Name	Type	Description	Default
param_names	list | str	Name or list of names of the parameters to fix, e.g. 'loc', 'du', ['loc', 'dv'].	required
values	Optional[list[ndarray] | ndarray]	Optional value(s) to assign at the time of fixing. Must match the shape implied by inds (or the full parameter dimension when inds is None).	None
inds	Optional[list[int]]	Component indices to fix within the parameter array (e.g. [0, 2] to fix the x and z components of loc).
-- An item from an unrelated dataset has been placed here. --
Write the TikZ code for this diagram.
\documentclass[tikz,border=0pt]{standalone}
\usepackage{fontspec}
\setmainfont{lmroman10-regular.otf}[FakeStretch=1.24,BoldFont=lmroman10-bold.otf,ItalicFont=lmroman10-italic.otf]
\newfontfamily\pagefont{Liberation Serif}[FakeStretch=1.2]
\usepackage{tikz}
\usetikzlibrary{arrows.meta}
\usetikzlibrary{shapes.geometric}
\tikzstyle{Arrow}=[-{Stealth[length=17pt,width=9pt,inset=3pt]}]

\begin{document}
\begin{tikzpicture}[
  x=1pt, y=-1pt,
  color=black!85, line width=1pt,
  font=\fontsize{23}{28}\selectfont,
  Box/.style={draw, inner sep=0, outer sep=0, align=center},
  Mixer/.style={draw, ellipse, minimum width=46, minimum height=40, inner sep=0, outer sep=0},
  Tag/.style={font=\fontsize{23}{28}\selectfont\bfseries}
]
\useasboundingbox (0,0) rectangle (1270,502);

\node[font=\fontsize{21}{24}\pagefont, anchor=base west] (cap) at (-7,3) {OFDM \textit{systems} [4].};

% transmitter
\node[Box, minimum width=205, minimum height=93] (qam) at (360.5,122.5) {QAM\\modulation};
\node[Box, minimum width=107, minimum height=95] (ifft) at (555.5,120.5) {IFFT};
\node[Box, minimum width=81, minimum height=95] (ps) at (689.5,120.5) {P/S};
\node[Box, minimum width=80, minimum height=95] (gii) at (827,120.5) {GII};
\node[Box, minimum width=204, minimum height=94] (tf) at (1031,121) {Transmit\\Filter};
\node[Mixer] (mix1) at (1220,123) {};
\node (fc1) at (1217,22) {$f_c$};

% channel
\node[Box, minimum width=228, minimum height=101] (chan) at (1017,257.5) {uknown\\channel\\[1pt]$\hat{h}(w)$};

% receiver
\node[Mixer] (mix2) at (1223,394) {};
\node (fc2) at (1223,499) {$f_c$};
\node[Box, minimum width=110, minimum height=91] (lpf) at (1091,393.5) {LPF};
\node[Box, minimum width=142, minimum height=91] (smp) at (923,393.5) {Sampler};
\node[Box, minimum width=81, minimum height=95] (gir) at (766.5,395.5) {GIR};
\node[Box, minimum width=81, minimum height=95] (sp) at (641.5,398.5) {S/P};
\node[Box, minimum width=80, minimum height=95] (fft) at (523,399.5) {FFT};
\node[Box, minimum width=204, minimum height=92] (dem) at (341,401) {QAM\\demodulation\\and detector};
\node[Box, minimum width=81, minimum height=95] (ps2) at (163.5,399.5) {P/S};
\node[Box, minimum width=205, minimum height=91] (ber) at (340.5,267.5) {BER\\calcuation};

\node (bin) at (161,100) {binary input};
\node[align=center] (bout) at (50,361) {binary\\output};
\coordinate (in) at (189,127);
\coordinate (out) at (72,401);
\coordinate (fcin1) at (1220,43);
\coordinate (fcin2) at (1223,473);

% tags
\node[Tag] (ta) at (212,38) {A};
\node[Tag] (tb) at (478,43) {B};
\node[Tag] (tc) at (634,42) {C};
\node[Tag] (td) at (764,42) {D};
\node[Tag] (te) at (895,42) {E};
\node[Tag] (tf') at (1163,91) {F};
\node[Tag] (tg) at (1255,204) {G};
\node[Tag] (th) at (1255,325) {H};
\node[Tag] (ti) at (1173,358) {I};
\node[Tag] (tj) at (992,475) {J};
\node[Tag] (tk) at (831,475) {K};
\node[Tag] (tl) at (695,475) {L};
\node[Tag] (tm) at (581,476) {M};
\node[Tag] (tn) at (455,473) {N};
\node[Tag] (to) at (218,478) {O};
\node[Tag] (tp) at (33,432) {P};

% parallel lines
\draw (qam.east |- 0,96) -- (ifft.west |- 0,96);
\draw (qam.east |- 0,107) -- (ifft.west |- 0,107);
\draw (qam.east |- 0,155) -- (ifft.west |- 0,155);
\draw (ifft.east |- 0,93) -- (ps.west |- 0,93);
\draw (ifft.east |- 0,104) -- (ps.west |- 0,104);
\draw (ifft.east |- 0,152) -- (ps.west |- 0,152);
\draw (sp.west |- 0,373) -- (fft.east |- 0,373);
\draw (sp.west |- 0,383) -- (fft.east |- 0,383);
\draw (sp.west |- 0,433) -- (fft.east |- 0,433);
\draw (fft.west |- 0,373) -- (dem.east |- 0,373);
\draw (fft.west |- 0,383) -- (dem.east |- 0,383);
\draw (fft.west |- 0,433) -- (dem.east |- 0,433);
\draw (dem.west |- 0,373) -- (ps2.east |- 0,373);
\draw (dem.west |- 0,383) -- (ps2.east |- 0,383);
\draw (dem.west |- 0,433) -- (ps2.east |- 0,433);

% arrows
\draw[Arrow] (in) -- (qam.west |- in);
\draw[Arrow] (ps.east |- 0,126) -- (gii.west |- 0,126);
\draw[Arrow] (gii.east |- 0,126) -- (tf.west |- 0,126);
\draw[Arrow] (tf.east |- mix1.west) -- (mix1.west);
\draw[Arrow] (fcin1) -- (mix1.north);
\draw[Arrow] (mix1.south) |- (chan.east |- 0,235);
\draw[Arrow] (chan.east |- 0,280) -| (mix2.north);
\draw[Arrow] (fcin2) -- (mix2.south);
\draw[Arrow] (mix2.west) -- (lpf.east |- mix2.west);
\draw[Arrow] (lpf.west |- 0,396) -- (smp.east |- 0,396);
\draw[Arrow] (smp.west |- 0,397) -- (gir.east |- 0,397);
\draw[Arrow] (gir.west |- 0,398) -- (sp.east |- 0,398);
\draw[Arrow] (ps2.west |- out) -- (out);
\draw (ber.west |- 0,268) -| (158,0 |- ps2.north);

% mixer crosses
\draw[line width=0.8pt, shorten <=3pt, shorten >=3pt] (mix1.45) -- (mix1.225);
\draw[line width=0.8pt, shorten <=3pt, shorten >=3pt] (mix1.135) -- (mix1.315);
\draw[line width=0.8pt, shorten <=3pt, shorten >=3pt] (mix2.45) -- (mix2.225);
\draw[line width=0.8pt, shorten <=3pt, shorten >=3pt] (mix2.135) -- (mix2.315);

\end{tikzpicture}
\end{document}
When None, all components are fixed.	None

get_optimisability_arr()

Returns the optimisable status of all data stored on the node.

plot(scene=None)

Draws the node, and any quantities, to a pyvista plotter. :param scene: An existing pyvista scene to draw too - if given will not draw the plot.

---

HOMER.mesher.MeshElement(basis_functions, node_indexes=None, node_ids=None, BP_inds=None, id=None)

A single high-order mesh element linking nodes through tensor-product basis functions.
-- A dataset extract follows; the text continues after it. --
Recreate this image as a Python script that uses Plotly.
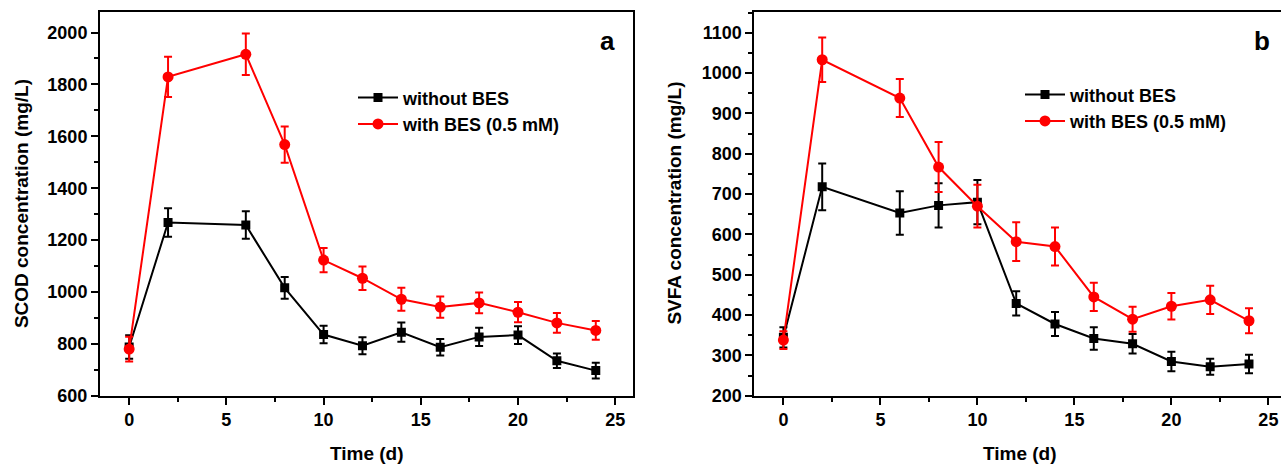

A :class:MeshElement combines a list of :class:MeshNode references with a group of 1-D basis functions (one per parametric direction) to define a 2-D manifold surface element or a 3-D volume element.
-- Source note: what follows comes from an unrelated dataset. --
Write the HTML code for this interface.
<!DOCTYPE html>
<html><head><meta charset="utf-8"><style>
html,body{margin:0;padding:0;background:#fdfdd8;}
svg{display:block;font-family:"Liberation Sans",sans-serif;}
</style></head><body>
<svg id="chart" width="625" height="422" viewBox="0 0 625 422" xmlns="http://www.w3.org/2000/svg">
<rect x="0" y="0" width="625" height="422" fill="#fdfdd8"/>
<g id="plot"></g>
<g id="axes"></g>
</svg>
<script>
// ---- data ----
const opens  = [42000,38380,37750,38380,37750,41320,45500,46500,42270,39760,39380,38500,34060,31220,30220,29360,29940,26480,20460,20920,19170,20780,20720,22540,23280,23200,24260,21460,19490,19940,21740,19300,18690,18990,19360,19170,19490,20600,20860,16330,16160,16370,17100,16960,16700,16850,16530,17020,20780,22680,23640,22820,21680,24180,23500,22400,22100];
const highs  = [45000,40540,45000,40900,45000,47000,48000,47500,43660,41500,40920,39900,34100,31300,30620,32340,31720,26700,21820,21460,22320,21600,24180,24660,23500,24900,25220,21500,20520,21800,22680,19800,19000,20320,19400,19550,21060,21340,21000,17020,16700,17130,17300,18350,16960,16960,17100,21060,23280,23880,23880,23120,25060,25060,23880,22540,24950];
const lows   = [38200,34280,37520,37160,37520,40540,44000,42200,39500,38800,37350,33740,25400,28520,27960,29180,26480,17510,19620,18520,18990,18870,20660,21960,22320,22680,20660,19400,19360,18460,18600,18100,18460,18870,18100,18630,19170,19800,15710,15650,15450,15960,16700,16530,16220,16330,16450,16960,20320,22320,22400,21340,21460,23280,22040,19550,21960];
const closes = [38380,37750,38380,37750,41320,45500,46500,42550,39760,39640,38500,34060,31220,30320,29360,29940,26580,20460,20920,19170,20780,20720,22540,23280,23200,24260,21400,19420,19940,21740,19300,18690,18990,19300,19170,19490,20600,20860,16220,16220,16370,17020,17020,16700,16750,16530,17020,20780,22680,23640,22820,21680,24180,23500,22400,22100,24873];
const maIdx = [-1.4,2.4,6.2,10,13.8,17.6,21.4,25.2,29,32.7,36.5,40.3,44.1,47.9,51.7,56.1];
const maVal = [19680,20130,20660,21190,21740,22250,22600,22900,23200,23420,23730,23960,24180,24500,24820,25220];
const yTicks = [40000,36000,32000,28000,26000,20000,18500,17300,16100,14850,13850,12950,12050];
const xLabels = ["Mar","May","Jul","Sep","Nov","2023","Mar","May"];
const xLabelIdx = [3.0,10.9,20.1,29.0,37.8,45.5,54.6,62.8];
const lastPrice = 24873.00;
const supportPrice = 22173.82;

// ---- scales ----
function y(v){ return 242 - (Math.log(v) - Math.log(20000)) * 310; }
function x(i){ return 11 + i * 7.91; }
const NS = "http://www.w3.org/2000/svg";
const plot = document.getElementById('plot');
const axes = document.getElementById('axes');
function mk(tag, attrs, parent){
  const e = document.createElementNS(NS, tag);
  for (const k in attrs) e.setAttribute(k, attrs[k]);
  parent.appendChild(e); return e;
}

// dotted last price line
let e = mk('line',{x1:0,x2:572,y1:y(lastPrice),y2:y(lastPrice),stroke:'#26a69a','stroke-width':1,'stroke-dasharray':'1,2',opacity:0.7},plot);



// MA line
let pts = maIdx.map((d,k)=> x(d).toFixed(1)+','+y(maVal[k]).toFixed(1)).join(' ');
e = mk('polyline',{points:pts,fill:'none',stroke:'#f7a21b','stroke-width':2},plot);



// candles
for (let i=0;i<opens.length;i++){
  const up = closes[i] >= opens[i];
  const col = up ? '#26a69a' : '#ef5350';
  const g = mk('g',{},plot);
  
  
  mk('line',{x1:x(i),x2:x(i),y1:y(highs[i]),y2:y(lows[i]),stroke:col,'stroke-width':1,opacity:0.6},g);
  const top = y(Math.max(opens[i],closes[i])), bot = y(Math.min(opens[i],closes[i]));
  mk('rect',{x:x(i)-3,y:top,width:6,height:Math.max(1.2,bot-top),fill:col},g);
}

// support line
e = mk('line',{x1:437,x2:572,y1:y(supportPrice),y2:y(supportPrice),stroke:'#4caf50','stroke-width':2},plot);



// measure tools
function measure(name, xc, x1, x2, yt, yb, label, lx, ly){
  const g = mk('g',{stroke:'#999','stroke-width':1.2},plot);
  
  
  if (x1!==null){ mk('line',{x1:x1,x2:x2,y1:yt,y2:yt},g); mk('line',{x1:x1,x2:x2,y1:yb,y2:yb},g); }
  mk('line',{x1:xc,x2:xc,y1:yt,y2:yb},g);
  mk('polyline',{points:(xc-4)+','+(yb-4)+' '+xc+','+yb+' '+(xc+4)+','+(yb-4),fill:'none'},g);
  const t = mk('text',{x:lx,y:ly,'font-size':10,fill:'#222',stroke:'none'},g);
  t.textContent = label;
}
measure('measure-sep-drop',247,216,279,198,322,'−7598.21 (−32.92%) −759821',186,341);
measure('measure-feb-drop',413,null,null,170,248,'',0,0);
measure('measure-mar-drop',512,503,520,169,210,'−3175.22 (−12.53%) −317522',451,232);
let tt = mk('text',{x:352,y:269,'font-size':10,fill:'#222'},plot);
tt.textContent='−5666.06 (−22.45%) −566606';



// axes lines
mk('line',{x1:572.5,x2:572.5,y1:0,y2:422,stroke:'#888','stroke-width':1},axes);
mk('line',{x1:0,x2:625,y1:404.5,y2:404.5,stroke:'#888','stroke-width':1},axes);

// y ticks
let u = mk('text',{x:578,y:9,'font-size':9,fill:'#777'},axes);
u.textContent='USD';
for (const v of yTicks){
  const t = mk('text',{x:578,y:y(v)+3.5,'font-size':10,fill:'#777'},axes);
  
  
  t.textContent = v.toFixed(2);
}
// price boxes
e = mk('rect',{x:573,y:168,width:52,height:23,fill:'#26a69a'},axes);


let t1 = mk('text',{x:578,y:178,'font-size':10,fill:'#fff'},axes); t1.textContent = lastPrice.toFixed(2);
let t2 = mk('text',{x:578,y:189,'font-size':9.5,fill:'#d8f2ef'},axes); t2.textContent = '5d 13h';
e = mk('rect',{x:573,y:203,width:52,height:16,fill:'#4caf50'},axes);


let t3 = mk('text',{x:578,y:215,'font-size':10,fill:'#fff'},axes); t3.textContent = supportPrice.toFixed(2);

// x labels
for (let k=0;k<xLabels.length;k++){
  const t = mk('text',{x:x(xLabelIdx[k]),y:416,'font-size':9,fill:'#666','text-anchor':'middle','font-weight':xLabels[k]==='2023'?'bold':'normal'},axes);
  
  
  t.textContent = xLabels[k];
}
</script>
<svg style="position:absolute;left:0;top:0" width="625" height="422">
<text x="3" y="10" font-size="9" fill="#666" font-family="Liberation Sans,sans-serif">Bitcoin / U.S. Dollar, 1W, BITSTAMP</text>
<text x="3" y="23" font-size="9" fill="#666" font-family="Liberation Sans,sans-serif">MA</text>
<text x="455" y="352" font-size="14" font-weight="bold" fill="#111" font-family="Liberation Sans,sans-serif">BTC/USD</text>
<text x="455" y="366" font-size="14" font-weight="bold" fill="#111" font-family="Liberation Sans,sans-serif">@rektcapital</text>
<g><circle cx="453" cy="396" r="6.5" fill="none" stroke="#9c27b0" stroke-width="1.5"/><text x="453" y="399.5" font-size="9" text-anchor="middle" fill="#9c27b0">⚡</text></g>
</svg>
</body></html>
The number of nodes required per element equals the product of the numbers of 1-D basis nodes:

• H3Basis × H3Basis → 2 × 2 = 4 nodes (2-D)
• H3Basis × H3Basis × H3Basis → 2 × 2 × 2 = 8 nodes (3-D)
• L2Basis × L2Basis → 3 × 3 = 9 nodes (2-D)

Parameters:

Name	Type	Description	Default
basis_functions	BasisGroup	A sequence of 1-D basis classes (length 2 or 3) defining the parametric-direction interpolation. E.g. (H3Basis, H3Basis) for a 2-D cubic-Hermite element.	required
node_indexes	Optional[list[int]]	Zero-based integer indices into the parent mesh's nodes list. Exactly one of node_indexes or node_ids must be given.	None
node_ids	Optional[list]	User-supplied node identifiers (alternative to node_indexes).	None
BP_inds	Optional	Pre-computed basis-product index pairs. Computed automatically when None; supply a cached value to skip recomputation.	None
id		Optional element identifier.	None

Attributes:

Name	Type	Description
ndim	int	Parametric dimensionality (2 or 3).
nodes	list	The ordered node references (indexes or ids).
basis_functions	BasisGroup	The sequence of 1-D basis classes.
used_node_fields	list[str]	Derivative field names ('du', 'dv', …) that each node must carry for this element's basis.
BasisProductInds	list[tuple[int, ...]]	Ordered index pairs/triplets defining the tensor-product weight computation.
num_nodes	int	Total number of nodes in this element.

Initialise a :class:MeshElement.

Parameters:

Name	Type	Description	Default
basis_functions	BasisGroup	A sequence of 1-D basis classes (length 2 or 3).	required
node_indexes	Optional[list[int]]	Zero-based indices into the parent mesh's node list.	None
node_ids	Optional[list]	User-supplied node identifiers.	None
BP_inds	Optional	Pre-computed basis-product index pairs (optional optimisation).	None
id		Optional element identifier.	None

Raises:

Type	Description
ValueError	If neither node_indexes nor node_ids is provided, or if both are provided.

get_used_fields()

Calculates the used node fields for field objects. This represents the increasing derivative pattern du -> du, dw, dudw -> du ... dudvdw

argsort_derivs(derivs_struct, order_dict)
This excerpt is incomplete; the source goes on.